La educación, además de para no agredir a nuestros semejantes a las primeras de cambio, debería servir para que nos acostumbráramos a no opinar según pautas y consignas

Escuadrones de chicas con shorts y largas melenas recorren las capitales y cualquier pueblo, pongamos por caso, de la sierra de Jaén. Al paisaje le ocurre algo similar. Allí, en Jaén, en otro tiempo había trigales y dehesas con ganado bravo. Ahora casi tan sólo hay olivos. Como soldados en orden de revista. Extensiones interminables cortadas por el mismo patrón. Y a cuántas opiniones no les sucede otro tanto. He aquí una frase que oigo a menudo: si gobernáramos las mujeres todo iría mejor… Algo sobradamente refutado desde los tiempos de Cleopatra. O al contrario: eso es cosa de hombres… Como si ciertas virtudes pudieran ser patrimonio de uno de los sexos, de una determinada tendencia política o una raza. La educación, además de para no agredir a nuestros semejantes a las primeras de cambio, debería servir para que nos acostumbráramos a no opinar según pautas y consignas.

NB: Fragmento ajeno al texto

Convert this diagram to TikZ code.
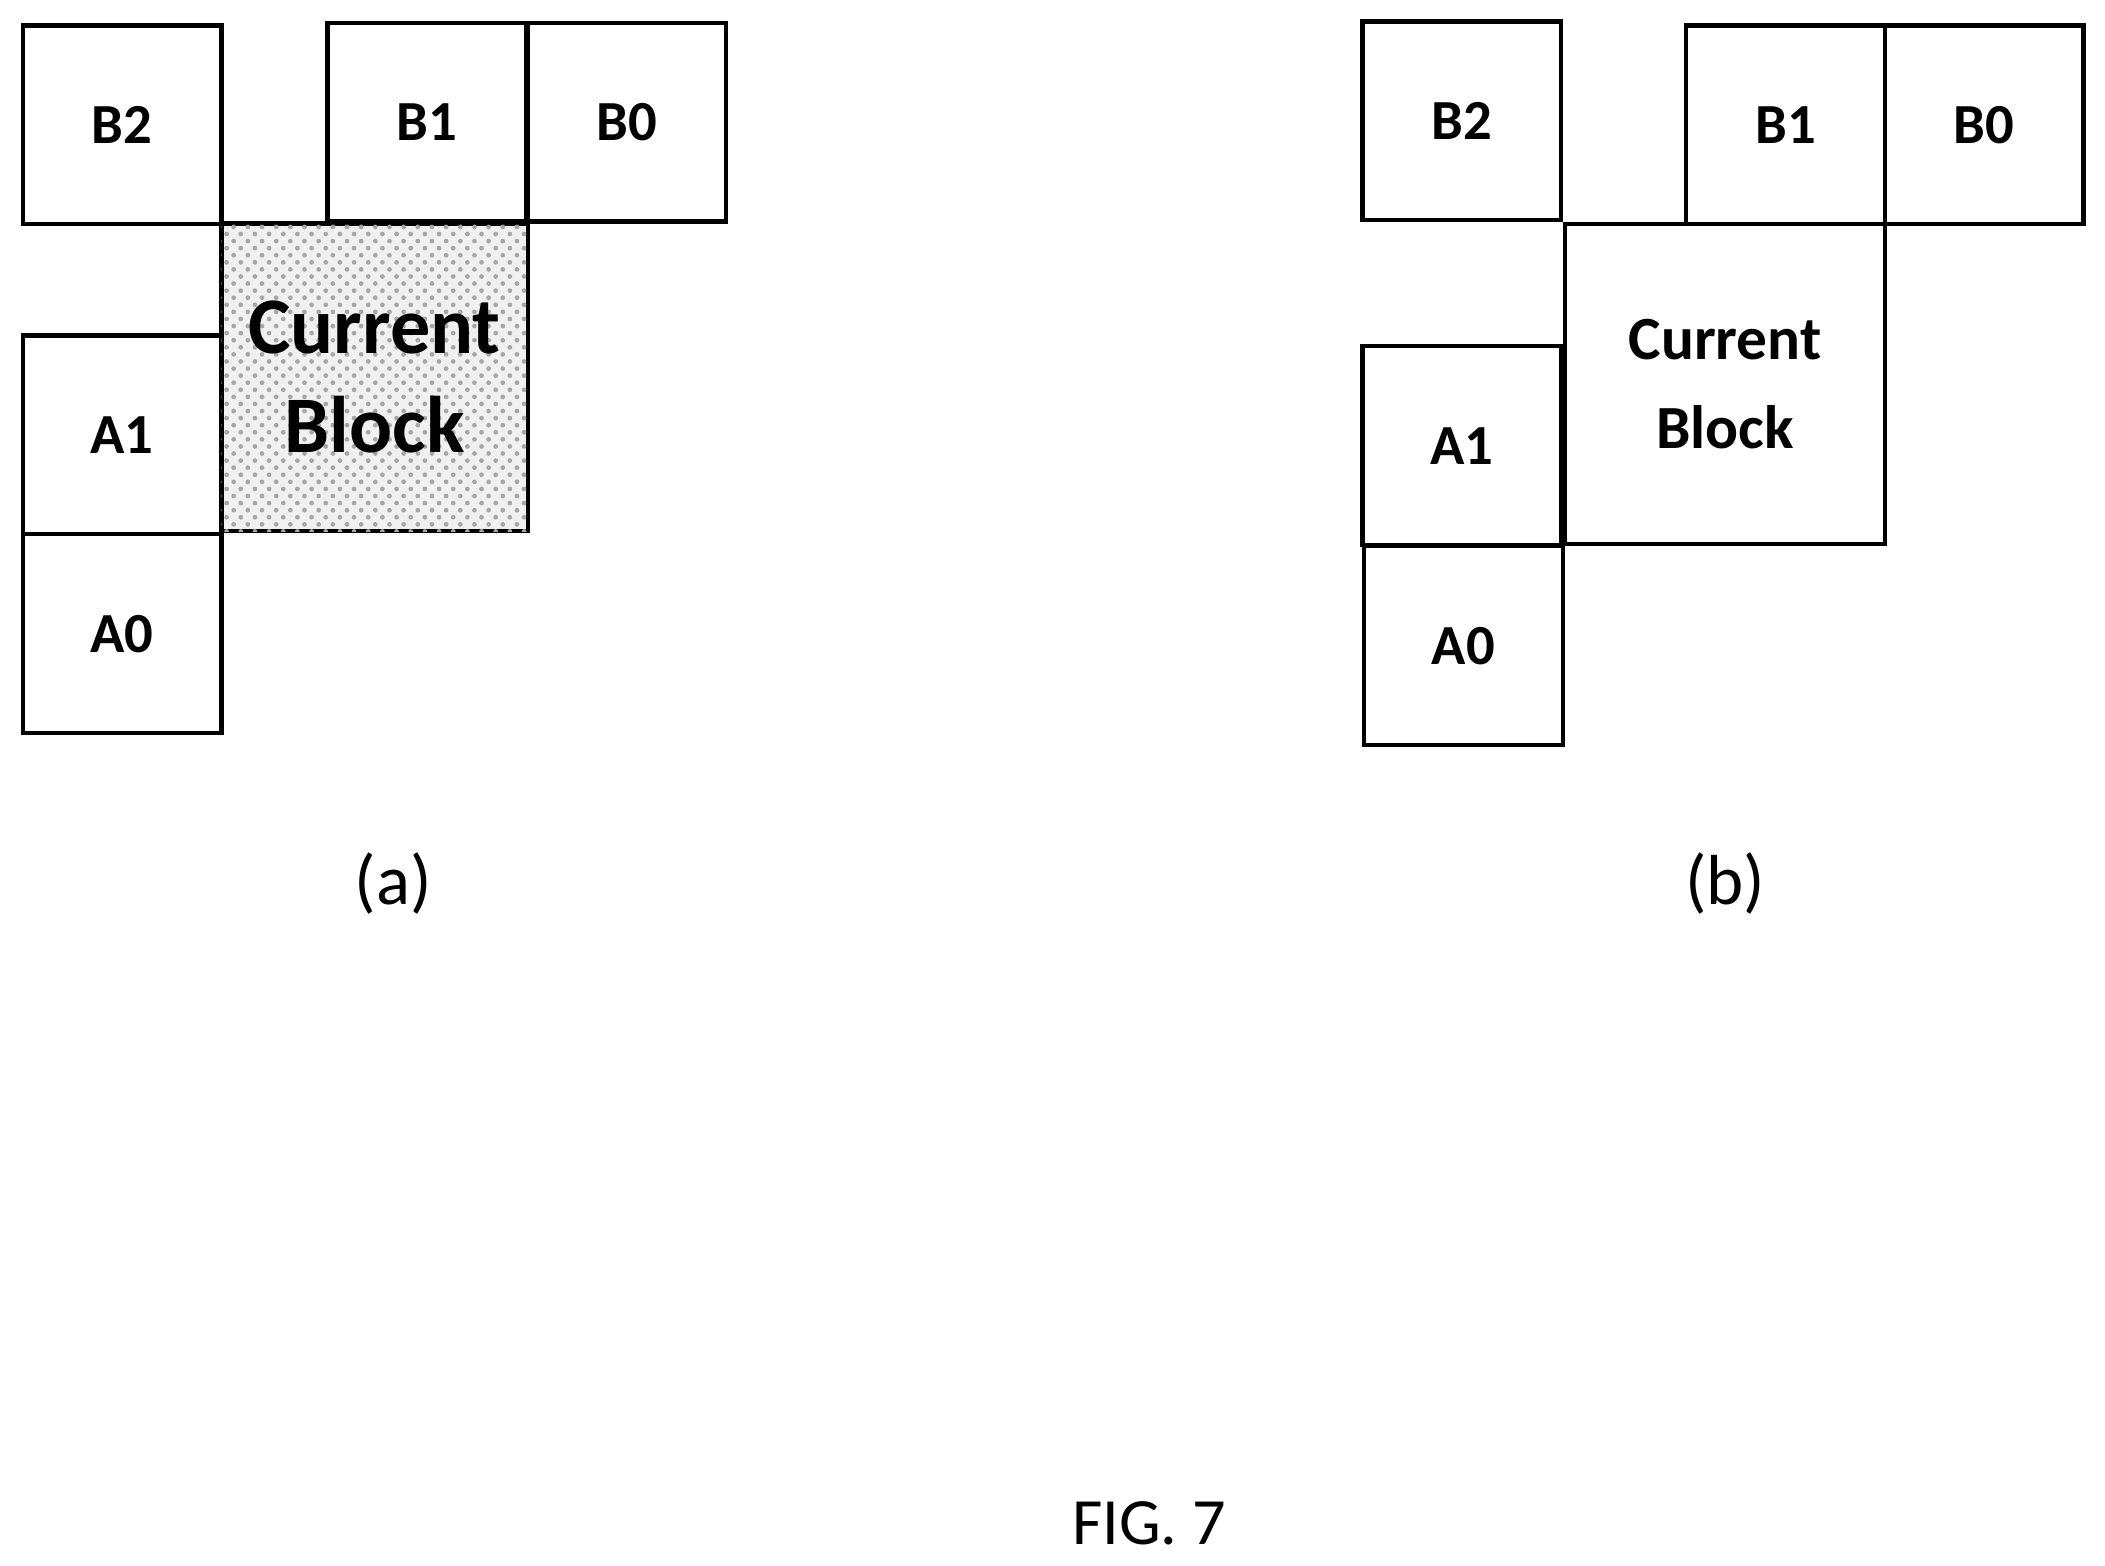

A razonar, desterrando prejuicios. Por lo demás, una mujer no tendría por qué identificarse más con su vecina de enfrente que con un chino que viva en Jaén. Debería hacerlo con cualquier ser humano, que nace, sufre y un día muere. Y sus ideas tampoco tienen por qué parecerse a las de otra mujer, pues no pensamos con el bazo o el riñón, que funcionan de una manera mecánica, sino con un órgano más complejo, sometido a cambios constantes. Gracias a lo que leemos, vemos, escuchamos. A la reflexión y la autocrítica. Un órgano en el que anida el espíritu y que se puede entrenar para adquirir una voz única, un hálito con el que enriquecer el coro del que formamos parte. ¿Y los olivares? Preciosos. Cuando esas hojas se ponen a temblar, como campanitas, con la más ligera brisa o al compás del zarzagán, la tierra entera se convierte en un inmenso traje de luces.